Codecademy Has Potential
If learning is your goal, the game-like interface and buffet of topics on Codecademy makes for fun and fast learning. The biggest drawback of this site are regular issues with bugs and glitches, and these are to be expected as new content is added and the site grows. I have encountered 4-5 bugs in a few weeks of use, so I’m on the fence about whether I will continue with the site.
Pros and Cons
Codecademy is Great
- Game-like features are addicting
- Humorous or silly projects
- Variety of exercises and topics
- Progression is graduatl, starts with basics
- Interactive learning > Lectures
Codecademy Drives Me Crazy
- Console/interpreter is buggy
- Too many puns and Monty Python jokes (maybe…)
- Quality and style of courses varies by author
- Progression of difficulty is bumpy at times
- UI needs some work
I do think that overall Codecademy is a great resource, and I’ve added it to my resource page.
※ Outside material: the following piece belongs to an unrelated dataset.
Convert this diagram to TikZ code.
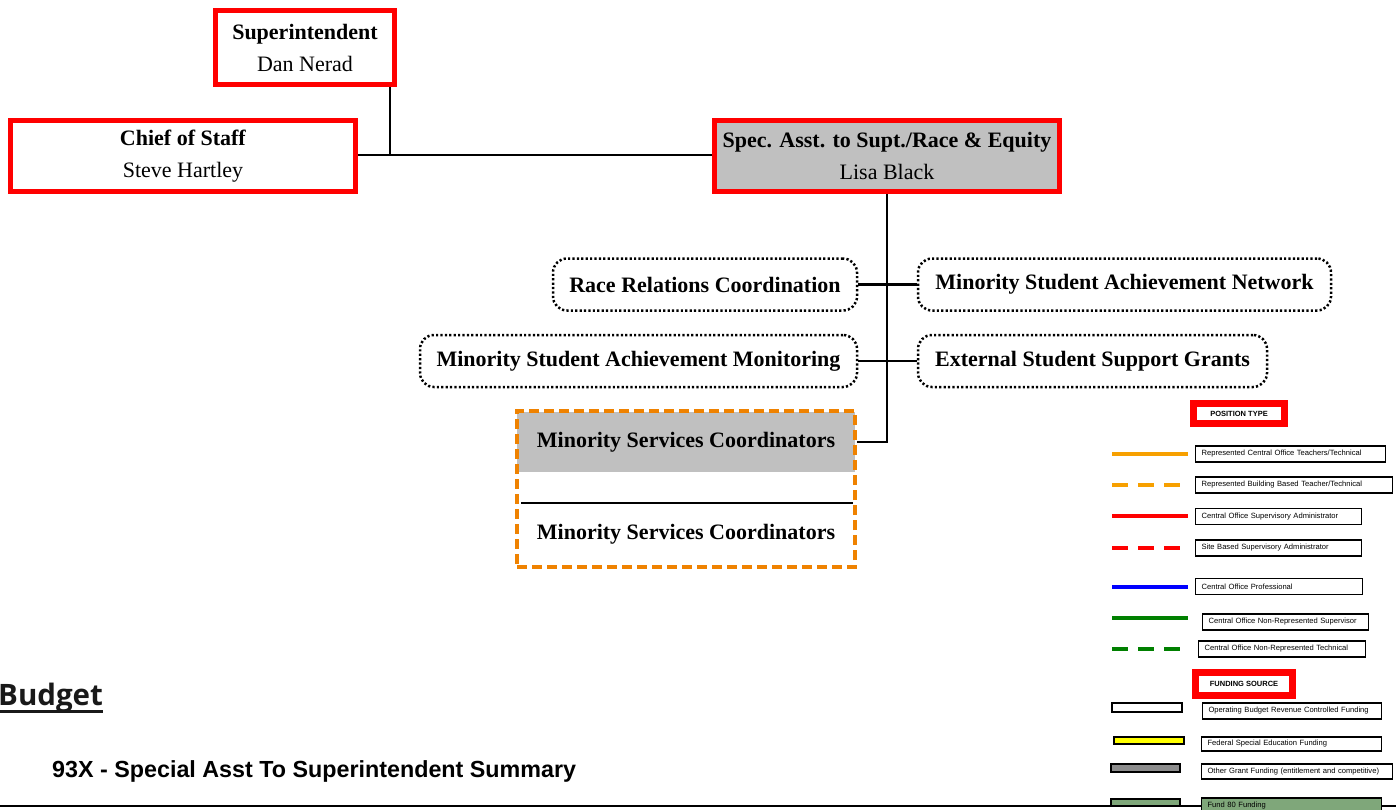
\documentclass[tikz,border=0pt]{standalone}
\usepackage{fontspec}
\setmainfont{Liberation Serif}
\newfontfamily\arialfont{Liberation Sans}
\newfontfamily\opensansfont{Open Sans}
\definecolor{boxgray}{HTML}{C0C0C0}
\definecolor{posred}{HTML}{FF0000}
\definecolor{boxorange}{HTML}{EF8200}
\definecolor{legorange}{HTML}{F7A000}
\definecolor{legblue}{HTML}{0000FF}
\definecolor{leggreen}{HTML}{008000}
\definecolor{legyellow}{HTML}{FFFF00}
\definecolor{leggray}{HTML}{8C8C8C}
\definecolor{fundgreen}{HTML}{7FA77A}
\begin{document}
\begin{tikzpicture}[x=1pt,y=-1pt,
  orgfont/.style={font=\fontsize{22}{32}\selectfont},
  redbox/.style={draw=posred, line width=5pt, inner sep=0pt, align=center, orgfont},
  dotbox/.style={draw, line width=2.5pt, dash pattern=on 2.2pt off 2.2pt, rounded corners=14pt,
                 inner sep=0pt, minimum height=52pt, font=\fontsize{22}{32}\selectfont\bfseries},
  link/.style={draw, line width=2.6pt},
  legfont/.style={font=\arialfont\fontsize{7.6}{9}\selectfont},
  legbox/.style={draw, line width=1.1pt, anchor=west, inner xsep=6pt, inner ysep=0pt,
                 minimum height=16pt, align=left, legfont},
  legtitle/.style={draw=posred, line width=7pt, inner sep=0pt, align=center,
                   font=\arialfont\bfseries\fontsize{7.5}{9}\selectfont},
  legline/.style={line width=4pt},
  legdash/.style={line width=4pt, dash pattern=on 16pt off 10pt},
  swatch/.style={draw, line width=1.1pt}
]
\useasboundingbox (0,0) rectangle (1396,809);

% --- top of the organisation chart ---
\node[redbox, minimum width=179pt, minimum height=74pt] (supt) at (305,47.5)
  {\textbf{Superintendent}\\Dan Nerad};
\node[redbox, minimum width=345pt, minimum height=71pt] (cos) at (183,156)
  {\textbf{Chief of Staff}\\Steve Hartley};
\node[redbox, fill=boxgray, minimum width=345pt, minimum height=71pt] (spec) at (887,156)
  {\textbf{Spec. Asst. to Supt./Race \& Equity}\\Lisa Black};

\coordinate (tee) at (390,155);
\draw[link] (supt.south -| tee) -- (tee);
\draw[link] (cos.east |- tee) -- (spec.west |- tee);

% --- units under the special assistant ---
\node[dotbox, minimum width=304pt] (rrc) at (705,284.5) {Race Relations Coordination};
\node[dotbox, minimum width=413pt] (msan) at (1124.5,284.5) {Minority Student Achievement Network};
\node[dotbox, minimum width=437pt] (msam) at (638.5,361) {Minority Student Achievement Monitoring};
\node[dotbox, minimum width=349pt] (essg) at (1092.5,361) {External Student Support Grants};

\draw[link] (rrc.east) -- (msan.west);
\draw[link] (msam.east) -- (essg.west);

% --- minority services coordinators ---
\node[fill=boxgray, inner sep=0pt, minimum width=338pt, minimum height=60pt,
      font=\fontsize{22}{32}\selectfont\bfseries] (msc1) at (686,442) {Minority Services Coordinators};
\node[inner sep=0pt, font=\fontsize{22}{32}\selectfont\bfseries] (msc2) at (686,534) {Minority Services Coordinators};
\node[draw=boxorange, line width=4.5pt, dash pattern=on 10pt off 5pt, inner sep=0pt,
      minimum width=338pt, minimum height=156pt] (mscframe) at (686,489) {};
\coordinate (sepL) at (521,503);
\coordinate (sepR) at (853,503);
\draw[line width=2.2pt] (sepL) -- (sepR);

\draw[link] (spec.south) |- (msc1 -| mscframe.east);

% --- legend: position type ---
\node[legtitle, minimum width=91pt, minimum height=20pt] (postype) at (1239,413.5) {POSITION TYPE};

\draw[legline, legorange] (1112,454) -- (1188,454);
\node[legbox, text width=178pt] (l1) at (1195,454) {Represented Central Office Teachers/Technical};
\draw[legdash, legorange] (1112,485) -- (1181,485);
\node[legbox, text width=185pt] (l2) at (1195,485) {Represented Building Based Teacher/Technical};
\draw[legline, posred] (1112,516) -- (1188,516);
\node[legbox, text width=154pt] (l3) at (1195,516.5) {Central Office Supervisory Administrator};
\draw[legdash, posred] (1112,548) -- (1181,548);
\node[legbox, text width=154pt] (l4) at (1195,548) {Site Based Supervisory Administrator};
\draw[legline, legblue] (1112,587) -- (1188,587);
\node[legbox, text width=155pt] (l5) at (1195,586.5) {Central Office Professional};
\draw[legline, leggreen] (1112,618) -- (1188,618);
\node[legbox, text width=154pt] (l6) at (1202,622) {Central Office Non-Represented Supervisor};
\draw[legdash, leggreen] (1112,649) -- (1181,649);
\node[legbox, text width=155pt] (l7) at (1198,649) {Central Office Non-Represented Technical};

% --- legend: funding source ---
\node[legtitle, minimum width=97pt, minimum height=23pt] (fundsrc) at (1244,684) {FUNDING SOURCE};

\draw[swatch, fill=white] (1112,703) rectangle (1182,712);
\node[legbox, text width=167pt] (f1) at (1202,711) {Operating Budget Revenue Controlled Funding};
\draw[swatch, fill=legyellow] (1114,737) rectangle (1184,744);
\node[legbox, text width=168pt, minimum height=14pt] (f2) at (1201,744) {Federal Special Education Funding};
\draw[swatch, fill=leggray] (1111,764) rectangle (1180,772);
\node[legbox, text width=179pt, minimum height=15pt] (f3) at (1201,771.5) {Other Grant Funding (entitlement and competitive)};

% --- budget heading ---
\node[anchor=base west, inner sep=0pt, font=\opensansfont\bfseries\fontsize{29.5}{32}\selectfont,
      text=black!90] (budget) at (-2,705) {Budget};
\draw[line width=3pt, black!90] ([yshift=-6.5pt]budget.base west) -- ([yshift=-6.5pt]budget.base east);
\node[anchor=base west, inner sep=0pt, font=\arialfont\bfseries\fontsize{23.3}{26}\selectfont] (summary)
  at (52,777) {93X - Special Asst To Superintendent Summary};

\coordinate (ruleL) at (0,806);
\coordinate (ruleR) at (1396,806);
\draw[line width=1.5pt] (ruleL) -- (ruleR);

\draw[swatch, fill=fundgreen] (1111,799) rectangle (1180,806);
\node[legbox, fill=fundgreen, text width=168pt, minimum height=16pt] (f4) at (1201,806) {Fund 80 Funding};
\end{tikzpicture}
\end{document}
Read on for more details on the good and bad of this learning tool.
Finding the Fun
In every job that must be done, there is an element of fun. You find the fun, and – SNAP – the job’s a game!
Coding is already fun, and Codecademy takes that fun one step further by making the whole learning process feel very much like a game. I found myself “playing” through the exercises during my free time while a game I recently purchased sat untouched. And though I enjoyed the points and badges at first, these aren’t inherently motivating. I think the more powerful element is the range of choices offered to the player: there are hundreds of exercises covering 4 languages (if you count HTML), and the user sets their own pace. The inclusion of humor, although sometimes groan-inducing, made me smile. The Python courses by Eric Weinstein are especially impressive- I have never seen so many Monty Python references in one place.
Please Fix It
During the completion of about 10 courses, there were 5 instances where I had to stop because of bugs or issues in the web interface. In 4/5 cases, I knew that my code was correct but the console/interpeter did not ‘pass’ me on the exercise. The first three times this happened, I waited and returned to the exercise. Upon my return, the console/interpreter accepted as correct the same answer which was rejected initially. Most recently, waiting did not produce a different result, and I emailed the ‘help’ department. They responded quickly, and are looking into the issue.
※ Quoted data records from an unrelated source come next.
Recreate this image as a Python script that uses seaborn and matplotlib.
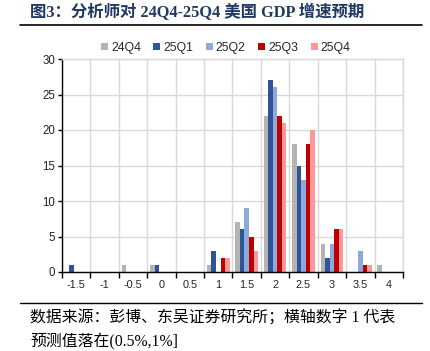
import numpy as np
import pandas as pd
import matplotlib
matplotlib.use("Agg")
import matplotlib.pyplot as plt
from matplotlib.lines import Line2D
import seaborn as sns

# 横轴区间（1 代表预测值落在 (0.5%, 1%]）
bins = ["-1.5", "-1", "-0.5", "0", "0.5", "1", "1.5", "2", "2.5", "3", "3.5", "4"]
quarters = ["24Q4", "25Q1", "25Q2", "25Q3", "25Q4"]

q24q4 = [0, 0, 1, 1, 0, 1, 7, 22, 18, 4, 0, 1]
q25q1 = [1, 0, 0, 1, 0, 3, 6, 27, 15, 2, 0, 0]
q25q2 = [0, 0, 0, 0, 0, 0, 9, 26, 13, 4, 3, 0]
q25q3 = [0, 0, 0, 0, 0, 2, 5, 22, 18, 6, 1, 0]
q25q4 = [0, 0, 0, 0, 0, 2, 3, 21, 20, 6, 1, 0]

colors = ["#B4B4B4", "#2F5597", "#8EA9DB", "#C00000", "#FF9999"]

rows = []
for q, vals in zip(quarters, [q24q4, q25q1, q25q2, q25q3, q25q4]):
    for b, v in zip(bins, vals):
        rows.append({"bin": b, "count": v, "quarter": q})
df = pd.DataFrame(rows)

sns.set_style("white")
plt.rcParams["font.family"] = ["Liberation Sans", "Noto Sans CJK SC"]

W, H = 431, 351
fig = plt.figure(figsize=(W / 100, H / 100), dpi=100)
ax = fig.add_axes([62 / W, 1 - 272 / H, (403 - 62) / W, (272 - 59) / H])

sns.barplot(data=df, x="bin", y="count", hue="quarter", order=bins,
            hue_order=quarters, palette=colors, width=0.8, saturation=1,
            errorbar=None, ax=ax, linewidth=0)

grid_c = "#D9D9D9"
ax.set_axisbelow(True)
ax.set_xlim(-0.5, len(bins) - 0.5)
ax.set_ylim(0, 30)
ax.set_yticks(range(0, 31, 5))
ax.set_xticks(np.arange(-0.5, len(bins), 1), minor=True)
ax.yaxis.grid(True, color=grid_c, lw=1)
ax.xaxis.grid(True, which="minor", color=grid_c, lw=1)
ax.xaxis.grid(False, which="major")
ax.tick_params(axis="x", which="major", length=0, labelsize=7.8, pad=6, colors="#222222")
ax.tick_params(axis="x", which="minor", length=4, width=1, direction="out", color="black", bottom=True)
ax.tick_params(axis="y", length=3, width=1, labelsize=8.3, pad=2, colors="#222222", left=True)
ax.tick_params(axis="y", color="black")
ax.set_xlabel("")
ax.set_ylabel("")
for s in ["left", "bottom"]:
    ax.spines[s].set_color("black")
    ax.spines[s].set_linewidth(1)
for s in ["top", "right"]:
    ax.spines[s].set_color(grid_c)
    ax.spines[s].set_linewidth(1)

handles, labels = ax.get_legend_handles_labels()
ax.legend(handles, labels, ncol=5, frameon=False, loc="lower center",
          bbox_to_anchor=(0.48, 0.99), fontsize=8.8, handlelength=0.6,
          handleheight=0.6, handletextpad=0.25, columnspacing=1.0,
          borderaxespad=0.2)

serif_cjk = ["Liberation Serif", "Noto Sans CJK SC"]
fig.text(30 / W, 1 - 13 / H, "图3：分析师对 24Q4-25Q4 美国 GDP 增速预期",
         family=serif_cjk, fontsize=11.8, fontweight="bold", color="#1F3864",
         va="center", ha="left")
fig.add_artist(Line2D([20 / W, 422 / W], [1 - 25 / H] * 2, color="black", lw=1.2))
fig.add_artist(Line2D([20 / W, 422 / W], [1 - 303 / H] * 2, color="black", lw=1.0))
fig.text(30 / W, 1 - 318 / H, "数据来源：彭博、东吴证券研究所；横轴数字 1 代表",
         family=serif_cjk, fontsize=11.4, color="black", va="center", ha="left")
fig.text(30 / W, 1 - 342 / H, "预测值落在(0.5%,1%]",
         family=serif_cjk, fontsize=11.4, color="black", va="center", ha="left")

fig.savefig("out.png", dpi=100)
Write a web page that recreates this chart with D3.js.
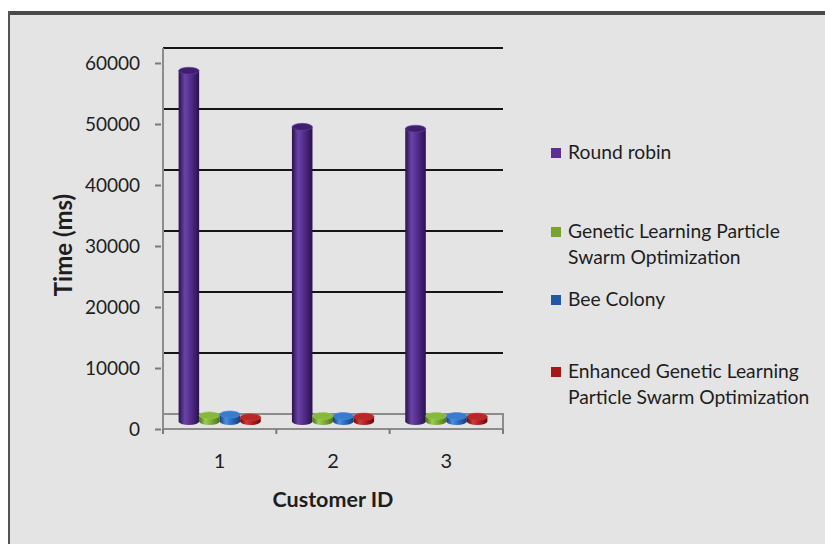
<!DOCTYPE html>
<html>
<head>
<meta charset="utf-8">
<script src="https://cdn.jsdelivr.net/npm/d3@7"></script>
<style>
  html, body { margin: 0; padding: 0; background: #ffffff; }
  svg { display: block; }
  text { font-family: Lato, "Open Sans", sans-serif; fill: #1e1e1e; }
</style>
</head>
<body>
<svg id="chart" width="825" height="544"></svg>
<script>
// ---- data ----
const customers = [1, 2, 3];
const seriesNames = [
  "Round robin",
  "Genetic Learning Particle Swarm Optimization",
  "Bee Colony",
  "Enhanced Genetic Learning Particle Swarm Optimization"
];
const roundRobin = [57500, 48300, 48000];
const glpso      = [1000, 900, 900];
const beeColony  = [1150, 900, 900];
const eglpso     = [700, 800, 800];
const yTicks = [0, 10000, 20000, 30000, 40000, 50000, 60000];
const legendLines = [
  ["Round robin"],
  ["Genetic Learning Particle", "Swarm Optimization"],
  ["Bee Colony"],
  ["Enhanced Genetic Learning", "Particle Swarm Optimization"]
];

const seriesValues = [roundRobin, glpso, beeColony, eglpso];
const palette = [
  { dark: "#2a1249", light: "#6a43a8", mid: "#4d2885", top: "#3e1f6e", key: "#5a2f92" },
  { dark: "#4a7318", light: "#9ccc4e", mid: "#73a431", top: "#86b83e", key: "#78a232" },
  { dark: "#163f7e", light: "#4a8ee0", mid: "#2763b4", top: "#3a7ccc", key: "#2058a8" },
  { dark: "#6a0a0a", light: "#d03a3a", mid: "#a81a1a", top: "#b82828", key: "#a41818" }
];

const svg = d3.select("#chart");

// ---- frame ----
svg.append("rect").attr("x", 8).attr("y", 11).attr("width", 817).attr("height", 533)
  .attr("fill", "#e4e4e4");
svg.append("rect").attr("x", 8).attr("y", 11).attr("width", 817).attr("height", 4)
  .attr("fill", "#4a4a4a");
svg.append("rect").attr("x", 8).attr("y", 11).attr("width", 2).attr("height", 533)
  .attr("fill", "#555555");

// ---- scales ----
const depth = 15;                       // vertical offset between back wall and front edge
const left = 163, right = 503;
const yBack = d3.scaleLinear().domain([0, 60000]).range([414, 48]);
const yFront = d3.scaleLinear().domain([0, 60000]).range([414 + depth, 48 + depth]);
const yMid = d3.scaleLinear().domain([0, 60000]).range([414 + depth / 2, 48 + depth / 2]);

const x = d3.scaleBand().domain(customers).range([left, right]).paddingInner(0).paddingOuter(0);
const xs = d3.scaleBand().domain(d3.range(seriesNames.length))
  .range([0, x.bandwidth()]).paddingInner(0).paddingOuter(0.76);

// ---- gradients ----
const defs = svg.append("defs");
palette.forEach((p, i) => {
  const g = defs.append("linearGradient").attr("id", "cyl" + i)
    .attr("x1", "0%").attr("x2", "100%").attr("y1", "0%").attr("y2", "0%");
  g.append("stop").attr("offset", "0%").attr("stop-color", p.dark);
  g.append("stop").attr("offset", "30%").attr("stop-color", p.light);
  g.append("stop").attr("offset", "65%").attr("stop-color", p.mid);
  g.append("stop").attr("offset", "100%").attr("stop-color", p.dark);
});

// ---- back wall gridlines ----
svg.append("g").selectAll("line").data(yTicks.filter(d => d > 0)).join("line")
  .attr("x1", left).attr("x2", right)
  .attr("y1", d => yBack(d)).attr("y2", d => yBack(d))
  .attr("stroke", "#151515").attr("stroke-width", 2);

// ---- floor ----
svg.append("path")
  .attr("d", `M${left},${yBack(0)}L${right},${yBack(0)}L${right},${yFront(0)}L${left},${yFront(0)}Z`)
  .attr("fill", "none").attr("stroke", "#8c8c8c").attr("stroke-width", 2);

// left wall edge / value axis line
svg.append("line").attr("x1", left).attr("x2", left)
  .attr("y1", yBack(60000)).attr("y2", yFront(0))
  .attr("stroke", "#8c8c8c").attr("stroke-width", 2);

// ---- y axis (front) ----
const yAxis = svg.append("g").attr("transform", `translate(${left - 2},0)`)
  .call(d3.axisLeft(yFront).tickValues(yTicks).tickSize(6).tickPadding(15).tickFormat(d3.format("d")));
yAxis.select(".domain").remove();
yAxis.selectAll(".tick line").attr("stroke", "#7a7a7a").attr("stroke-width", 2);
yAxis.selectAll(".tick text").attr("font-size", 19).attr("font-family", "Lato, sans-serif").attr("fill", "#1e1e1e");

// ---- x axis (front) ----
const bounds = customers.map(c => x(c)).concat([x(customers[customers.length - 1]) + x.bandwidth()]);
svg.append("g").selectAll("line").data(bounds).join("line")
  .attr("x1", d => d).attr("x2", d => d)
  .attr("y1", yFront(0)).attr("y2", yFront(0) + 5)
  .attr("stroke", "#7a7a7a").attr("stroke-width", 2);

const xAxis = svg.append("g").attr("transform", `translate(0,${yFront(0)})`)
  .call(d3.axisBottom(x).tickSize(0).tickPadding(25));
xAxis.select(".domain").remove();
xAxis.selectAll(".tick text").attr("font-size", 20).attr("font-family", "Lato, sans-serif").attr("fill", "#1e1e1e");

// ---- cylinders ----
const ry = 3.5;
const bars = [];
customers.forEach((c, ci) => {
  seriesValues.forEach((vals, si) => {
    bars.push({ c, si, v: vals[ci] });
  });
});
const barG = svg.append("g");
bars.forEach(b => {
  const x0 = x(b.c) + xs(b.si);
  const w = xs.bandwidth();
  const cx = x0 + w / 2;
  const yb = yMid(0), yt = yMid(b.v);
  const g = barG.append("g");
  g.append("ellipse").attr("cx", cx).attr("cy", yb).attr("rx", w / 2).attr("ry", ry)
    .attr("fill", `url(#cyl${b.si})`);
  g.append("rect").attr("x", x0).attr("y", yt).attr("width", w).attr("height", yb - yt)
    .attr("fill", `url(#cyl${b.si})`);
  g.append("ellipse").attr("cx", cx).attr("cy", yt).attr("rx", w / 2).attr("ry", ry)
    .attr("fill", palette[b.si].top).attr("stroke", palette[b.si].light).attr("stroke-width", 0.6);
});

// ---- axis titles ----
svg.append("text")
  .attr("transform", "translate(72,245) rotate(-90)")
  .attr("text-anchor", "middle").attr("font-size", 24).attr("font-weight", 700)
  .text("Time (ms)");
svg.append("text")
  .attr("x", (left + right) / 2).attr("y", 507)
  .attr("text-anchor", "middle").attr("font-size", 21.5).attr("font-weight", 700)
  .text("Customer ID");

// ---- legend ----
const legendY = [153, 232, 300, 372];
const lg = svg.append("g");
legendLines.forEach((lines, i) => {
  lg.append("rect").attr("x", 551).attr("y", legendY[i] - 5).attr("width", 10).attr("height", 10)
    .attr("fill", palette[i].key);
  const t = lg.append("text").attr("x", 568).attr("y", legendY[i] + 6).attr("font-size", 19.3);
  lines.forEach((ln, k) => {
    t.append("tspan").attr("x", 568).attr("dy", k === 0 ? 0 : 26).text(ln);
  });
});
</script>
</body>
</html>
It is worth note that I was using recent versions of both Chrome and Firefox web browsers, in hopes of avoiding browser-specific issues.
A Good Supplement
Because of the variation in authors, the courses in each “track” are not necessarily a finely-tuned progression. For this reason, it makes sense to combine Codecademy with independent study of coding and the language in question. If you have no exposure to code before jumping into Codecademy, be prepared to do some googling as you go along.
Codecademy succeeds in gamifying the process of learning to code, and as their interface becomes more stable it will be a truly useful and fun site. Check it out.